Questions & Answers
Companies that become ‘large undertakings’ for the first time: do they benefit from the Phase-In Requirements?
- Phase-in requirements
- first-time large undertaking
Background
The only question by the submitter marked as ‘1: explanation’ is answered here. The submitter also had a second question: ‘Are the ESRS requirements applicable from the year they exceed the thresholds?’ which is not in scope of the Q&A platform and was forwarded to the European Commission.
ESRS 1 section 10.4 paragraph 137 states: ‘Appendix C List of phased-in Disclosure Requirements in this Standard sets phase-in provisions for the Disclosure Requirements or datapoints of Disclosure Requirements in ESRS that may be omitted or that are not applicable in the first year(s) of preparation of the sustainability statement under the ESRS.’

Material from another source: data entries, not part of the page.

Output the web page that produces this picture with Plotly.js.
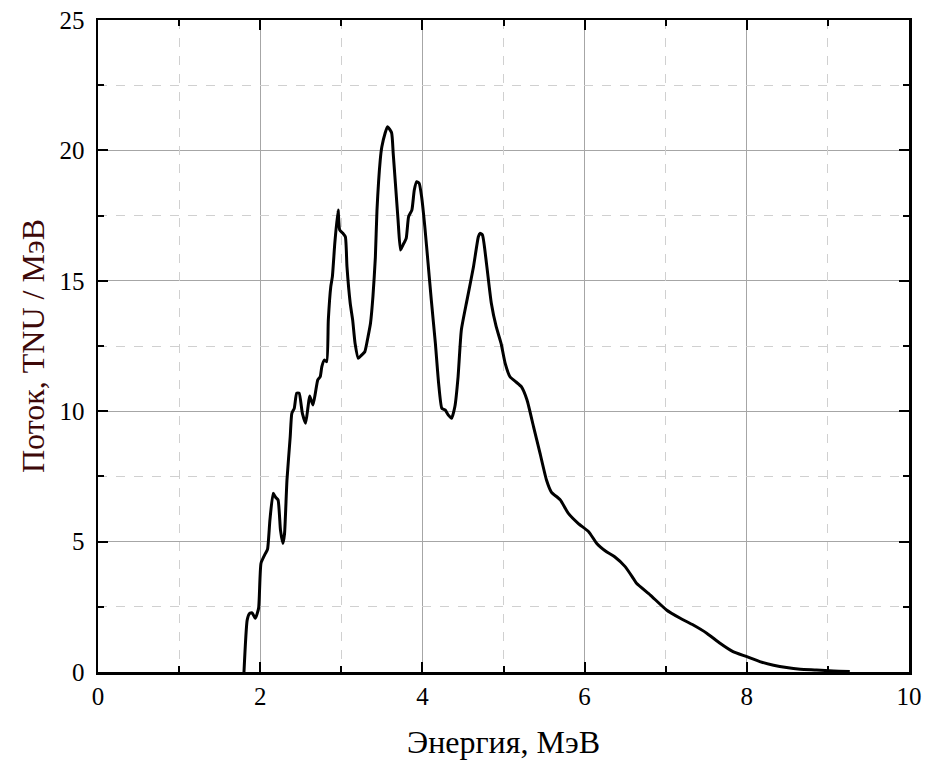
<!DOCTYPE html>
<html>
<head>
<meta charset="utf-8">
<script src="https://cdn.plot.ly/plotly-3.0.1.min.js"></script>
<style>html,body{margin:0;padding:0;background:#fff;}#chart{width:930px;height:767px;}</style>
</head>
<body>
<div id="chart"></div>
<script>
const energy = [1.80,1.84,1.87,1.90,1.94,1.98,2.01,2.06,2.09,2.12,2.16,2.19,2.22,2.25,2.28,2.30,2.33,
  2.37,2.39,2.42,2.45,2.48,2.52,2.56,2.59,2.61,2.65,2.68,2.71,2.74,2.76,2.79,2.82,2.84,2.87,2.89,2.92,2.96,
  2.98,3.02,3.05,3.07,3.11,3.14,3.17,3.21,3.25,3.29,3.33,3.36,3.39,3.42,3.44,3.48,3.50,3.54,3.57,3.62,3.64,
  3.67,3.70,3.73,3.76,3.80,3.83,3.87,3.90,3.93,3.96,3.99,4.03,4.07,4.11,4.16,4.20,4.24,4.28,4.32,4.36,4.40,
  4.44,4.48,4.55,4.63,4.69,4.71,4.74,4.79,4.85,4.91,4.97,5.02,5.08,5.15,5.22,5.29,5.37,5.45,5.53,5.59,
  5.70,5.80,5.92,6.05,6.15,6.27,6.37,6.50,6.60,6.64,6.81,7.01,7.18,7.34,7.51,7.67,7.83,8.00,8.16,8.33,
  8.49,8.66,8.86,9.07,9.27];
const flux = [0,2.0,2.25,2.27,2.06,2.44,4.17,4.52,4.70,5.83,6.85,6.70,6.60,5.44,4.93,5.30,7.36,
  9.02,9.92,10.11,10.69,10.69,9.92,9.54,10.17,10.58,10.24,10.69,11.20,11.32,11.71,11.96,11.90,13.50,14.77,15.16,16.44,17.71,
  16.95,16.82,16.69,15.54,14.14,13.50,12.60,12.03,12.15,12.28,12.86,13.37,14.39,15.90,17.71,19.63,20.14,20.66,20.91,20.68,19.89,
  18.61,17.33,16.18,16.37,16.63,17.46,17.71,18.48,18.80,18.74,18.23,17.07,15.67,14.26,12.60,11.07,10.11,10.05,9.85,9.73,10.17,
  11.32,13.11,14.26,15.54,16.69,16.82,16.76,15.67,14.14,13.24,12.60,11.84,11.32,11.13,10.94,10.43,9.41,8.39,7.36,6.90,
  6.60,6.08,5.70,5.38,4.93,4.61,4.42,4.04,3.59,3.40,2.95,2.38,2.06,1.80,1.48,1.10,0.78,0.59,0.40,0.26,
  0.17,0.11,0.08,0.04,0.02];

const xMinorVals = [1, 3, 5, 7, 9];
const yMinorVals = [2.5, 7.5, 12.5, 17.5, 22.5];

const xTitle = 'Энергия, МэВ';
const yTitle = 'Поток, TNU / МэВ';

const font = 'Liberation Serif';

const trace = {
  x: energy, y: flux, type: 'scatter', mode: 'lines',
  line: {color: '#000', width: 3, shape: 'spline', smoothing: 0.5},
  hoverinfo: 'skip'
};

const layout = {
  width: 930, height: 767,
  margin: {l: 98, r: 21, t: 20, b: 95},
  paper_bgcolor: '#fff', plot_bgcolor: '#fff',
  font: {family: font, size: 25, color: '#000'},
  showlegend: false,
  xaxis: {
    range: [0, 10], dtick: 2, tick0: 0,
    showline: true, linecolor: '#000', linewidth: 2.5, mirror: 'ticks',
    ticks: 'inside', ticklen: 10, tickwidth: 2, tickcolor: '#000',
    showgrid: true, gridcolor: '#a6a6a6', gridwidth: 1, zeroline: false,
    tickfont: {family: font, size: 25, color: '#000'},
    title: {text: xTitle, font: {family: font, size: 32, color: '#000'}, standoff: 22}
  },
  yaxis: {
    range: [0, 25], dtick: 5, tick0: 0,
    showline: true, linecolor: '#000', linewidth: 2.5, mirror: 'ticks',
    ticks: 'inside', ticklen: 10, tickwidth: 2, tickcolor: '#000',
    showgrid: true, gridcolor: '#a6a6a6', gridwidth: 1, zeroline: false,
    tickfont: {family: font, size: 25, color: '#000'},
    ticklabelstandoff: 6,
    title: {text: yTitle, font: {family: font, size: 32, color: '#3d0808'}, standoff: 6}
  },
  xaxis2: {
    overlaying: 'x', anchor: 'y2', range: [0, 10], tickmode: 'array', tickvals: xMinorVals,
    showticklabels: false, showline: false, mirror: 'ticks',
    ticks: 'inside', ticklen: 6, tickwidth: 2, tickcolor: '#000',
    showgrid: true, gridcolor: '#d0d0d0', griddash: 'dash', gridwidth: 1, zeroline: false
  },
  yaxis2: {
    overlaying: 'y', anchor: 'x2', range: [0, 25], tickmode: 'array', tickvals: yMinorVals,
    showticklabels: false, showline: false, mirror: 'ticks',
    ticks: 'inside', ticklen: 6, tickwidth: 2, tickcolor: '#000',
    showgrid: true, gridcolor: '#d0d0d0', griddash: 'dash', gridwidth: 1, zeroline: false
  }
};

const helper = {x: [0], y: [0], xaxis: 'x2', yaxis: 'y2', type: 'scatter', mode: 'none', hoverinfo: 'skip'};

Plotly.newPlot('chart', [helper, trace], layout, {displayModeBar: false, staticPlot: true});
</script>
</body>
</html>
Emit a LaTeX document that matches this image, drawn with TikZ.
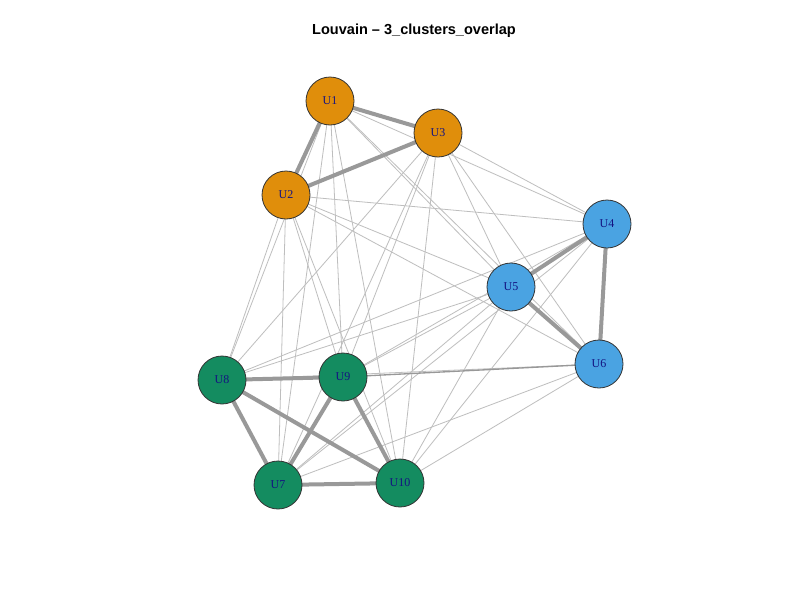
\documentclass[tikz,border=0pt]{standalone}
\usepackage{fontspec}
\setmainfont{Liberation Serif}
\newfontfamily\titlefont{Liberation Sans}
\definecolor{corange}{RGB}{224,142,11}
\definecolor{cblue}{RGB}{74,163,226}
\definecolor{cgreen}{RGB}{20,140,96}
\definecolor{thinedge}{RGB}{190,190,190}
\definecolor{thickedge}{RGB}{153,153,153}
\definecolor{lblcol}{RGB}{20,20,130}
\begin{document}
\begin{tikzpicture}[x=0.75pt,y=-0.75pt,
  vert/.style={circle,draw=black!80,line width=0.6pt,minimum size=36pt,inner sep=0pt,font=\fontsize{9}{10}\selectfont,text=lblcol},
  og/.style={vert,fill=corange},
  bl/.style={vert,fill=cblue},
  gr/.style={vert,fill=cgreen},
  thin/.style={draw=thinedge,line width=0.6pt},
  thick/.style={draw=thickedge,line width=3pt}]
\fill[white] (0,0) rectangle (800,600);
\useasboundingbox (0,0) rectangle (800,600);
\node[font=\titlefont\bfseries\fontsize{10.9}{12}\selectfont] (title) at (414,31) {Louvain – 3\_clusters\_overlap};
% coordinates for node positions
\coordinate (p1) at (330,101);
\coordinate (p2) at (286,195);
\coordinate (p3) at (438,133);
\coordinate (p4) at (607,224);
\coordinate (p5) at (511,287);
\coordinate (p6) at (599,364);
\coordinate (p7) at (278,485);
\coordinate (p8) at (222,380);
\coordinate (p9) at (343,377);
\coordinate (p10) at (400,483);
% thin edges (between clusters)
\foreach \a in {1,2,3} {
  \foreach \b in {4,5,6,7,8,9,10} { \draw[thin] (p\a) -- (p\b); }
}
\foreach \a in {4,5,6} {
  \foreach \b in {7,8,10} { \draw[thin] (p\a) -- (p\b); }
}
\draw[thin] (p4) -- (p9);
\draw[thin] (p5) -- (p9);
\draw[draw=thinedge!80!black,line width=1pt] (p6) -- (p9);
% thick edges (within clusters)
\draw[thick] (p1) -- (p2);
\draw[thick] (p1) -- (p3);
\draw[thick] (p2) -- (p3);
\draw[thick] (p4) -- (p5);
\draw[thick] (p4) -- (p6);
\draw[thick] (p5) -- (p6);
\draw[thick] (p8) -- (p9);
\draw[thick] (p8) -- (p7);
\draw[thick] (p8) -- (p10);
\draw[thick] (p9) -- (p7);
\draw[thick] (p9) -- (p10);
\draw[thick] (p7) -- (p10);
% nodes
\node[og] (U1) at (p1) {U1};
\node[og] (U2) at (p2) {U2};
\node[og] (U3) at (p3) {U3};
\node[bl] (U4) at (p4) {U4};
\node[bl] (U5) at (p5) {U5};
\node[bl] (U6) at (p6) {U6};
\node[gr] (U7) at (p7) {U7};
\node[gr] (U8) at (p8) {U8};
\node[gr] (U9) at (p9) {U9};
\node[gr] (U10) at (p10) {U10};
\end{tikzpicture}
\end{document}
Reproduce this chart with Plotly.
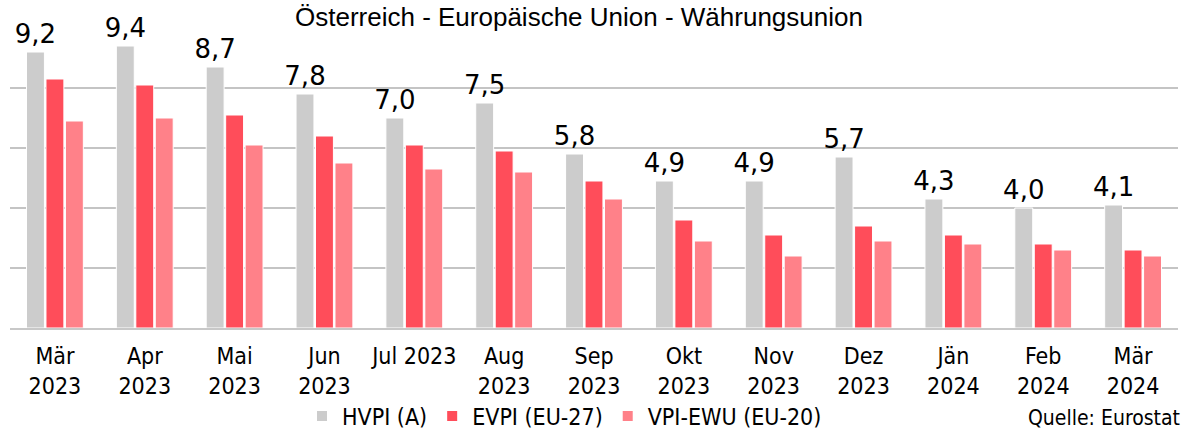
import plotly.graph_objects as go

categories = ["Mär<br>2023", "Apr<br>2023", "Mai<br>2023", "Jun<br>2023", "Jul 2023",
              "Aug<br>2023", "Sep<br>2023", "Okt<br>2023", "Nov<br>2023", "Dez<br>2023",
              "Jän<br>2024", "Feb<br>2024", "Mär<br>2024"]
hvpi = [9.2, 9.4, 8.7, 7.8, 7.0, 7.5, 5.8, 4.9, 4.9, 5.7, 4.3, 4.0, 4.1]
evpi = [8.3, 8.1, 7.1, 6.4, 6.1, 5.9, 4.9, 3.6, 3.1, 3.4, 3.1, 2.8, 2.6]
ewu = [6.9, 7.0, 6.1, 5.5, 5.3, 5.2, 4.3, 2.9, 2.4, 2.9, 2.8, 2.6, 2.4]
hvpi_labels = [f"{v:.1f}".replace(".", ",") for v in hvpi]

FONT = "DejaVu Sans Condensed, DejaVu Sans, sans-serif"

fig = go.Figure()
fig.add_trace(go.Bar(x=categories, y=hvpi, name="HVPI (A)", marker_color="#cccccc",
                     marker_line=dict(color="white", width=1),
                     text=hvpi_labels, textposition="outside", cliponaxis=False,
                     constraintext="none",
                     textfont=dict(size=26, color="black", family="DejaVu Sans, sans-serif")))
fig.add_trace(go.Bar(x=categories, y=evpi, name="EVPI (EU-27)", marker_color="#ff4d5a",
                     marker_line=dict(color="white", width=1)))
fig.add_trace(go.Bar(x=categories, y=ewu, name="VPI-EWU (EU-20)", marker_color="#ff8189",
                     marker_line=dict(color="white", width=1)))

fig.update_layout(
    width=1188, height=432,
    margin=dict(l=10, r=10, t=28, b=104, autoexpand=False),
    plot_bgcolor="white", paper_bgcolor="white",
    barmode="group", bargap=0.35, bargroupgap=0.08,
    font=dict(family=FONT, size=23, color="black"),
    showlegend=True,
    legend=dict(orientation="h", x=0.25, y=-0.2933, xanchor="left", yanchor="middle",
                bgcolor="rgba(0,0,0,0)",
                font=dict(size=23, family=FONT), itemsizing="constant",
                traceorder="normal", itemwidth=30),
    xaxis=dict(showgrid=False, showline=True, linecolor="#c8c8c8", linewidth=2,
               ticks="", ticklabelstandoff=6, tickfont=dict(size=23, family=FONT)),
    yaxis=dict(range=[0, 10], dtick=2, showticklabels=False, showgrid=True,
               gridcolor="#c4c4c4", gridwidth=1.5, zeroline=False, showline=False),
)
fig.add_annotation(text="Österreich - Europäische Union - Währungsunion", xref="paper", yref="paper",
                   x=0.487, y=1.0 + 28 / 300, xanchor="center", yanchor="top", showarrow=False,
                   font=dict(size=26, family="Liberation Sans, Arial, sans-serif"))
fig.add_annotation(text="Quelle: Eurostat", xref="paper", yref="paper",
                   x=1.0 + 4 / 1168, y=-0.3, xanchor="right", yanchor="middle", showarrow=False,
                   font=dict(size=21, family=FONT))

fig.write_html("out.html", config={"displayModeBar": False},
               post_script="document.body.style.margin='0';document.body.style.overflow='hidden';")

In setting phase-ins, ESRS 1 Appendix C uses the wording ‘. . . for the first year (for the first two years/for the first three years) of preparation of its sustainability statement . . .’
Answer
As stated in ESRS 1 Appendix C, the phase-in requirements apply to the first year, to the first two years or to the first three years ‘of preparation of its sustainability report’. All undertakings meeting the criteria of the Accounting Directive (Directive 2013/34/EU) Article 3 of large undertakings (groups) may benefit from the phase-in requirements listed in ESRS 1 Appendix C, including undertakings that become ‘large undertakings’ for the first time.